NEW DELHI: An ally of Indian Prime Minister Narendra Modi has proposed a bill to ban social media for children, as the world’s biggest market for Meta and YouTube joins a global debate on the impact of social media on young people’s health and safety.
“Not only are our children becoming addicted to social media, but India is also one of the world’s largest producers of data for foreign platforms,” lawmaker L.S.K. Devarayalu said on Friday.
“Based on this data, these companies are creating advanced AI systems, effectively turning Indian users into unpaid data providers, while the ‌strategic and economic ‌benefits are reaped elsewhere,” he said.

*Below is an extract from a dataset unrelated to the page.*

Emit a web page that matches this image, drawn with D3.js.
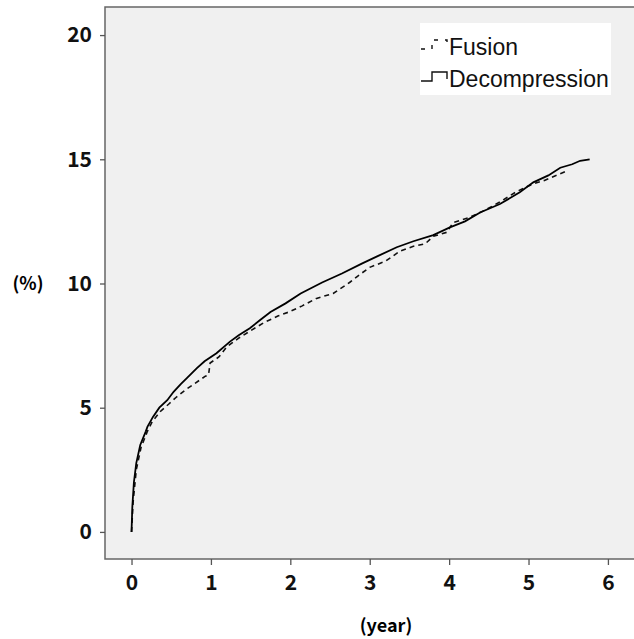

Australia last ‌month ⁠became the ‌first country to ban social media for children under 16, blocking access in a move welcomed by many parents and child advocates but criticized by major technology companies and free-speech advocates. France’s National Assembly this week backed legislation to ban children under 15 from social media, while Britain, Denmark and Greece are studying the issue.
Facebook operator Meta, YouTube-parent Alphabet and X did ⁠not respond on Saturday to emails seeking comment on the Indian legislation. Meta has ‌said it backs laws for parental oversight but ‍that “governments considering bans should be careful ‍not to push teens toward less safe, unregulated sites.”
India’s IT ministry ‍did not respond to a request for comment.
India, the world’s second-biggest smartphone market with 750 million devices and a billion Internet users, is a key growth market for social media apps and does not set a minimum age for access.
Devarayalu’s 15-page Social Media (Age Restrictions and Online Safety) Bill, which is not public but was seen by Reuters, says ⁠no one under 16 “shall be permitted to create, maintain, or hold” a social media account and those found to have one should have them disabled.
“We are asking that the entire onus of ensuring users’ age be placed on the social media platforms,” Devarayalu said.
The government’s chief economic adviser attracted attention on Thursday by saying India should draft policies on age-based access limits to tackle “digital addiction.”
Devarayalu’s legislation is a private member’s bill — not proposed to parliament by a federal minister — but such bills often trigger debates in parliament and influence lawmaking.
He is from the ‌Telugu Desam Party, which governs the southern state Andhra Pradesh and is vital to Modi’s coalition government.